[Problem] Pull each line holding "this" out of the entries below.

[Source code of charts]
........
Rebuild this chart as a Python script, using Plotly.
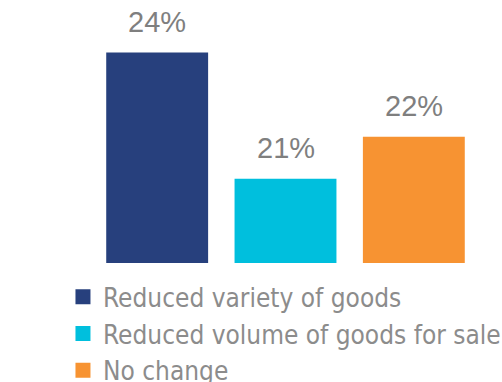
import plotly.graph_objects as go

categories = ["Reduced variety of goods", "Reduced volume of goods for sale", "No change"]
values = [24, 21, 22]
colors = ["#27407d", "#00bfdd", "#f79332"]
label_text = [f"{v}%" for v in values]

fig = go.Figure()

# bars (legend entries are drawn by marker-only traces below)
fig.add_trace(go.Bar(
    x=categories, y=values,
    marker=dict(color=colors, line=dict(width=0)),
    showlegend=False, hoverinfo="skip",
))

for name, col in zip(categories, colors):
    fig.add_trace(go.Scatter(
        x=[None], y=[None], mode="markers", name=name,
        marker=dict(symbol="square", size=15, color=col),
    ))

for cat, val, txt in zip(categories, values, label_text):
    fig.add_annotation(
        x=cat, y=val, text=txt, showarrow=False,
        yanchor="bottom", yshift=13,
        font=dict(family="Liberation Sans", size=29, color="#7f7f7f"),
    )

fig.update_layout(
    width=502, height=382,
    margin=dict(l=93, r=24, t=0, b=119, pad=0, autoexpand=False),
    paper_bgcolor="white", plot_bgcolor="white",
    bargap=0.206,
    xaxis=dict(visible=False),
    yaxis=dict(visible=False, range=[19, 25.25]),
    showlegend=True,
    legend=dict(
        orientation="v", x=-0.078, xanchor="left", y=-0.039, yanchor="top",
        font=dict(family="DejaVu Sans Condensed, DejaVu Sans", size=26, color="#8c8c8c"),
        itemclick=False, bgcolor="rgba(0,0,0,0)",
    ),
)

fig.write_html("out.html")
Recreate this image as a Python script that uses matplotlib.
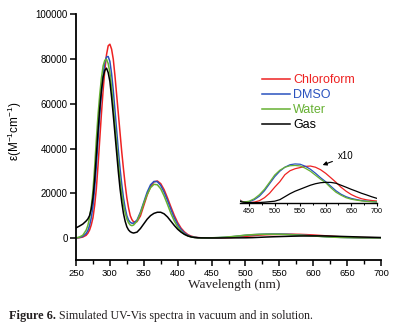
........
[Problem solution]
Rebuild this chart as a Python script, using Plotly.
Recreate this image as a Python script that uses matplotlib.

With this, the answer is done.